═════ Dataset content ═════
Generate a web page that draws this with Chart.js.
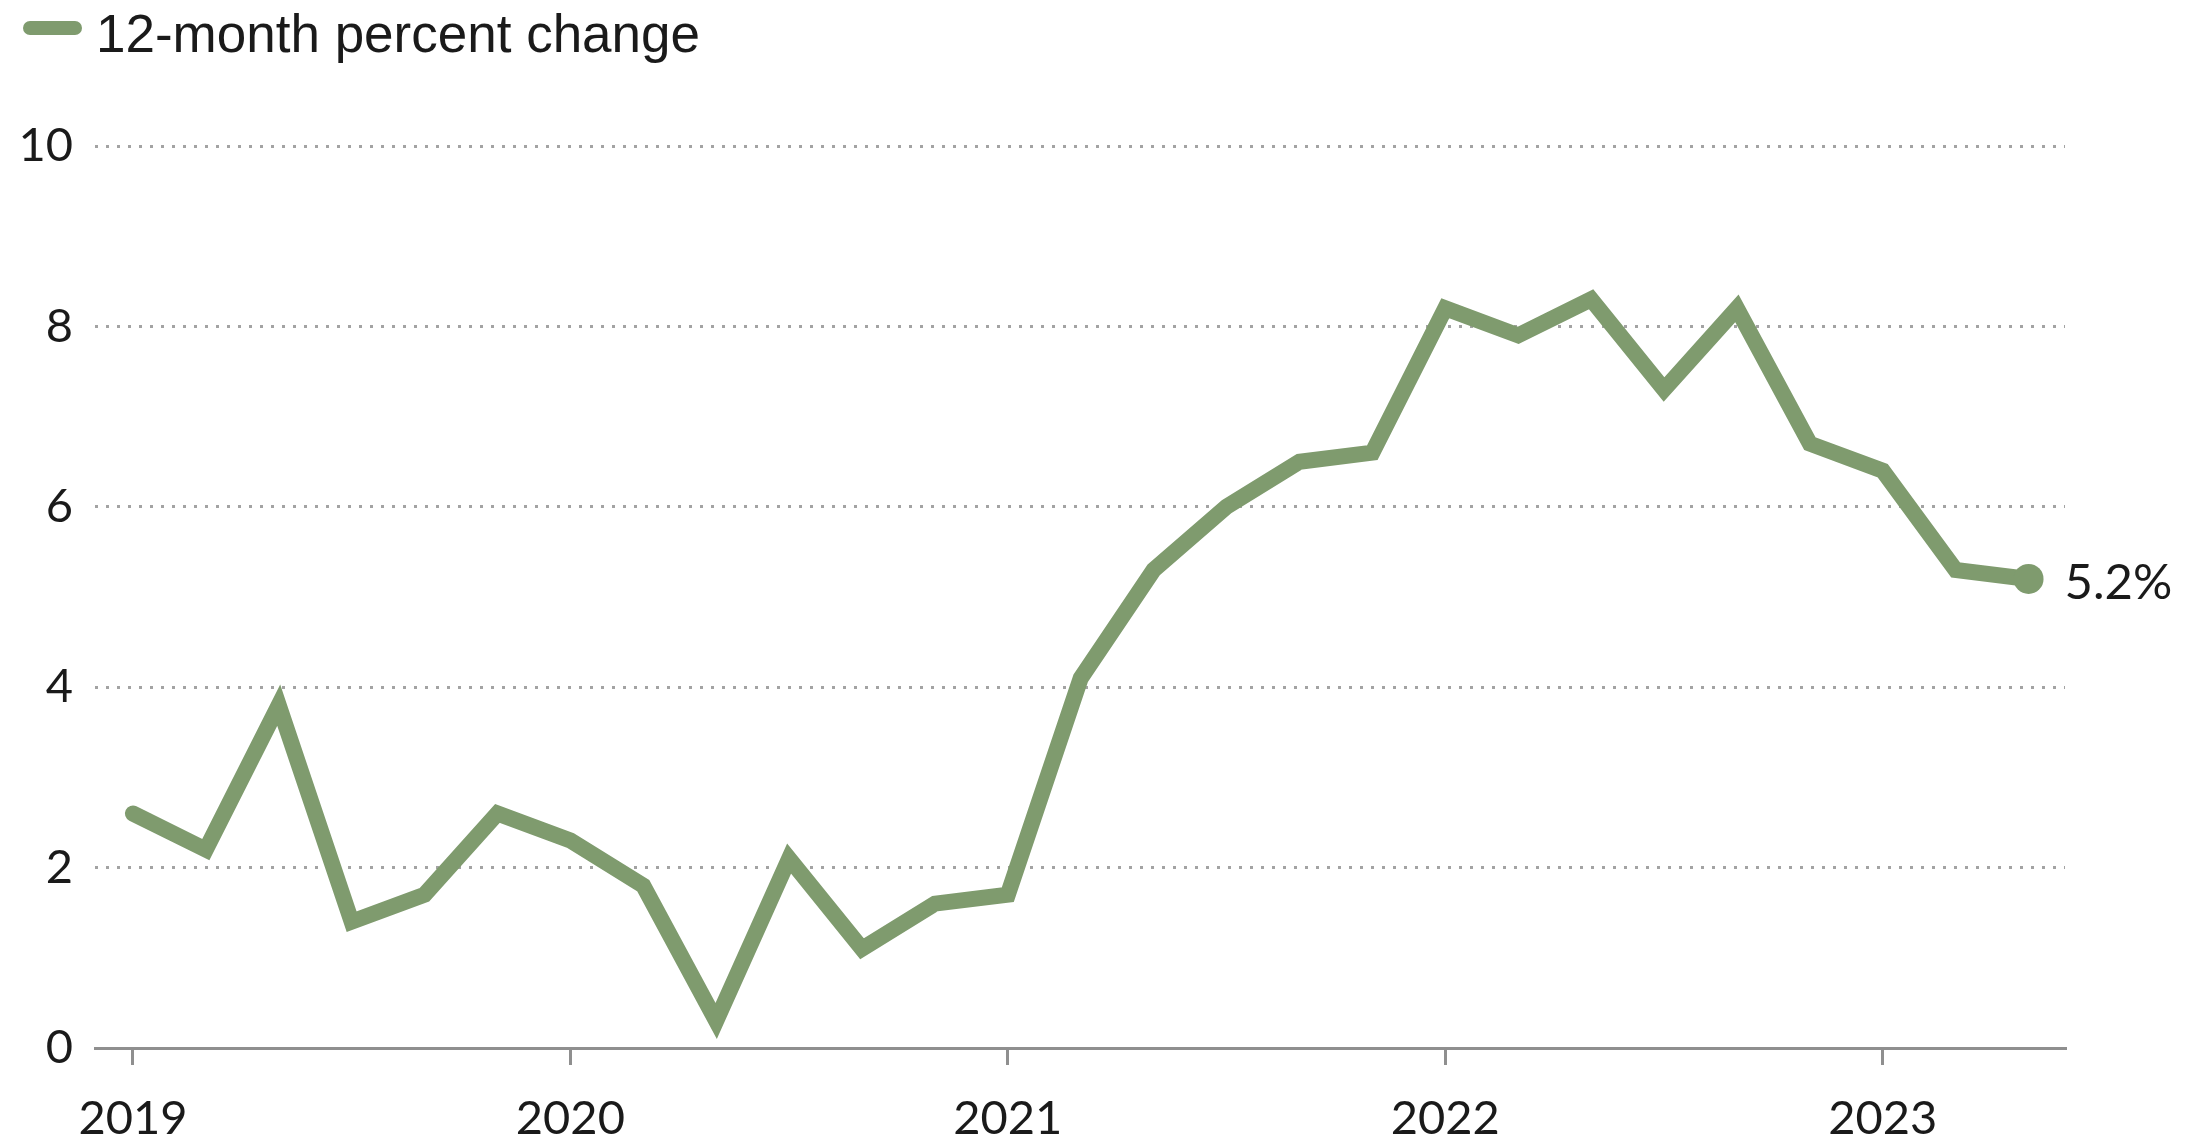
<!DOCTYPE html>
<html>
<head>
<meta charset="utf-8">
<script src="https://cdn.jsdelivr.net/npm/chart.js@4/dist/chart.umd.min.js"></script>
<style>
  html, body { margin: 0; padding: 0; background: #fff; }
  #wrap { position: relative; width: 2197px; height: 1143px; }
  #legend {
    position: absolute; left: 23px; top: 3px; height: 60px;
    font-family: "Liberation Sans", Arial, sans-serif; font-size: 53px; color: #1a1a1a;
    display: flex; align-items: center;
  }
  #legend .swatch {
    display: inline-block; width: 59px; height: 14px; border-radius: 7px;
    background: #7f9b6e; margin-right: 14px; margin-top: -10px;
  }
</style>
</head>
<body>
<div id="wrap">
  <div id="legend"><span class="swatch"></span><span>12-month percent change</span></div>
  <canvas id="chart" width="2197" height="1143"></canvas>
</div>
<script>
// bimonthly readings, Jan 2019 - May 2023
const periods = [
  "2019-01", "2019-03", "2019-05", "2019-07", "2019-09", "2019-11",
  "2020-01", "2020-03", "2020-05", "2020-07", "2020-09", "2020-11",
  "2021-01", "2021-03", "2021-05", "2021-07", "2021-09", "2021-11",
  "2022-01", "2022-03", "2022-05", "2022-07", "2022-09", "2022-11",
  "2023-01", "2023-03", "2023-05"
];
const pctChange = [
  2.6, 2.2, 3.8, 1.4, 1.7, 2.6,
  2.3, 1.8, 0.3, 2.1, 1.1, 1.6,
  1.7, 4.1, 5.3, 6.0, 6.5, 6.6,
  8.2, 7.9, 8.3, 7.3, 8.2, 6.7,
  6.4, 5.3, 5.2
];
const yearLabels = ["2019", "2020", "2021", "2022", "2023"];
const yTicks = [0, 2, 4, 6, 8, 10];

const GREEN = "#7f9b6e";
const GRAY = "#8f8f8f";

// months since Jan 2019
function monthIndex(p) {
  const [y, m] = p.split("-").map(Number);
  return (y - 2019) * 12 + (m - 1);
}
const points = periods.map((p, i) => ({ x: monthIndex(p), y: pctChange[i] }));
const last = points.length - 1;

const endLabel = {
  id: "endLabel",
  afterDatasetsDraw(chart) {
    const pt = chart.getDatasetMeta(0).data[last];
    const ctx = chart.ctx;
    ctx.save();
    ctx.font = "49px Lato, sans-serif";
    ctx.fillStyle = "#1a1a1a";
    ctx.textAlign = "left";
    ctx.textBaseline = "middle";
    ctx.fillText(pctChange[last].toFixed(1) + "%", pt.x + 36, pt.y + 4);
    ctx.restore();
  }
};

new Chart(document.getElementById("chart"), {
  type: "line",
  data: {
    datasets: [{
      data: points,
      borderColor: GREEN,
      borderWidth: 16,
      borderJoinStyle: "miter",
      borderCapStyle: "round",
      tension: 0,
      pointRadius: ctx => ctx.dataIndex === last ? 15 : 0,
      pointBackgroundColor: GREEN,
      pointBorderWidth: 0,
      pointHoverRadius: 0
    }]
  },
  options: {
    responsive: false,
    animation: false,
    layout: { padding: { left: 0, right: 132, top: 146, bottom: 0 } },
    plugins: { legend: { display: false }, tooltip: { enabled: false } },
    scales: {
      x: {
        type: "linear",
        min: -1.04,
        max: 53,
        afterBuildTicks: scale => { scale.ticks = yearLabels.map((_, i) => ({ value: i * 12 })); },
        afterFit: scale => { scale.height = 95; },
        ticks: {
          callback: (v, i) => yearLabels[i],
          font: { family: "Lato", size: 47 },
          color: "#1a1a1a",
          padding: 26,
          maxRotation: 0,
          autoSkip: false
        },
        grid: { drawOnChartArea: false, drawTicks: true, tickLength: 17, color: GRAY, lineWidth: 3 },
        border: { display: true, color: GRAY, width: 3 }
      },
      y: {
        min: 0,
        max: 10,
        afterBuildTicks: scale => { scale.ticks = yTicks.map(v => ({ value: v })); },
        afterFit: scale => { scale.width = 95; },
        ticks: {
          font: { family: "Lato", size: 47 },
          color: "#1a1a1a",
          padding: 22
        },
        grid: {
          drawTicks: false,
          color: ctx => ctx.tick && ctx.tick.value === 0 ? "rgba(0,0,0,0)" : "#a3a3a3",
          lineWidth: 3
        },
        border: { display: false, dash: [3, 8] }
      }
    }
  },
  plugins: [endLabel]
});
</script>
</body>
</html>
═════
* Exercise objective: Repeat the data above exactly, but not the pictures.

* Task result:
Generate a web page that draws this with Chart.js.
<!DOCTYPE html>
<html>
<head>
<meta charset="utf-8">
<script src="https://cdn.jsdelivr.net/npm/chart.js@4/dist/chart.umd.min.js"></script>
<style>
  html, body { margin: 0; padding: 0; background: #fff; }
  #wrap { position: relative; width: 2197px; height: 1143px; }
  #legend {
    position: absolute; left: 23px; top: 3px; height: 60px;
    font-family: "Liberation Sans", Arial, sans-serif; font-size: 53px; color: #1a1a1a;
    display: flex; align-items: center;
  }
  #legend .swatch {
    display: inline-block; width: 59px; height: 14px; border-radius: 7px;
    background: #7f9b6e; margin-right: 14px; margin-top: -10px;
  }
</style>
</head>
<body>
<div id="wrap">
  <div id="legend"><span class="swatch"></span><span>12-month percent change</span></div>
  <canvas id="chart" width="2197" height="1143"></canvas>
</div>
<script>
// bimonthly readings, Jan 2019 - May 2023
const periods = [
  "2019-01", "2019-03", "2019-05", "2019-07", "2019-09", "2019-11",
  "2020-01", "2020-03", "2020-05", "2020-07", "2020-09", "2020-11",
  "2021-01", "2021-03", "2021-05", "2021-07", "2021-09", "2021-11",
  "2022-01", "2022-03", "2022-05", "2022-07", "2022-09", "2022-11",
  "2023-01", "2023-03", "2023-05"
];
const pctChange = [
  2.6, 2.2, 3.8, 1.4, 1.7, 2.6,
  2.3, 1.8, 0.3, 2.1, 1.1, 1.6,
  1.7, 4.1, 5.3, 6.0, 6.5, 6.6,
  8.2, 7.9, 8.3, 7.3, 8.2, 6.7,
  6.4, 5.3, 5.2
];
const yearLabels = ["2019", "2020", "2021", "2022", "2023"];
const yTicks = [0, 2, 4, 6, 8, 10];

const GREEN = "#7f9b6e";
const GRAY = "#8f8f8f";

// months since Jan 2019
function monthIndex(p) {
  const [y, m] = p.split("-").map(Number);
  return (y - 2019) * 12 + (m - 1);
}
const points = periods.map((p, i) => ({ x: monthIndex(p), y: pctChange[i] }));
const last = points.length - 1;

const endLabel = {
  id: "endLabel",
  afterDatasetsDraw(chart) {
    const pt = chart.getDatasetMeta(0).data[last];
    const ctx = chart.ctx;
    ctx.save();
    ctx.font = "49px Lato, sans-serif";
    ctx.fillStyle = "#1a1a1a";
    ctx.textAlign = "left";
    ctx.textBaseline = "middle";
    ctx.fillText(pctChange[last].toFixed(1) + "%", pt.x + 36, pt.y + 4);
    ctx.restore();
  }
};

new Chart(document.getElementById("chart"), {
  type: "line",
  data: {
    datasets: [{
      data: points,
      borderColor: GREEN,
      borderWidth: 16,
      borderJoinStyle: "miter",
      borderCapStyle: "round",
      tension: 0,
      pointRadius: ctx => ctx.dataIndex === last ? 15 : 0,
      pointBackgroundColor: GREEN,
      pointBorderWidth: 0,
      pointHoverRadius: 0
    }]
  },
  options: {
    responsive: false,
    animation: false,
    layout: { padding: { left: 0, right: 132, top: 146, bottom: 0 } },
    plugins: { legend: { display: false }, tooltip: { enabled: false } },
    scales: {
      x: {
        type: "linear",
        min: -1.04,
        max: 53,
        afterBuildTicks: scale => { scale.ticks = yearLabels.map((_, i) => ({ value: i * 12 })); },
        afterFit: scale => { scale.height = 95; },
        ticks: {
          callback: (v, i) => yearLabels[i],
          font: { family: "Lato", size: 47 },
          color: "#1a1a1a",
          padding: 26,
          maxRotation: 0,
          autoSkip: false
        },
        grid: { drawOnChartArea: false, drawTicks: true, tickLength: 17, color: GRAY, lineWidth: 3 },
        border: { display: true, color: GRAY, width: 3 }
      },
      y: {
        min: 0,
        max: 10,
        afterBuildTicks: scale => { scale.ticks = yTicks.map(v => ({ value: v })); },
        afterFit: scale => { scale.width = 95; },
        ticks: {
          font: { family: "Lato", size: 47 },
          color: "#1a1a1a",
          padding: 22
        },
        grid: {
          drawTicks: false,
          color: ctx => ctx.tick && ctx.tick.value === 0 ? "rgba(0,0,0,0)" : "#a3a3a3",
          lineWidth: 3
        },
        border: { display: false, dash: [3, 8] }
      }
    }
  },
  plugins: [endLabel]
});
</script>
</body>
</html>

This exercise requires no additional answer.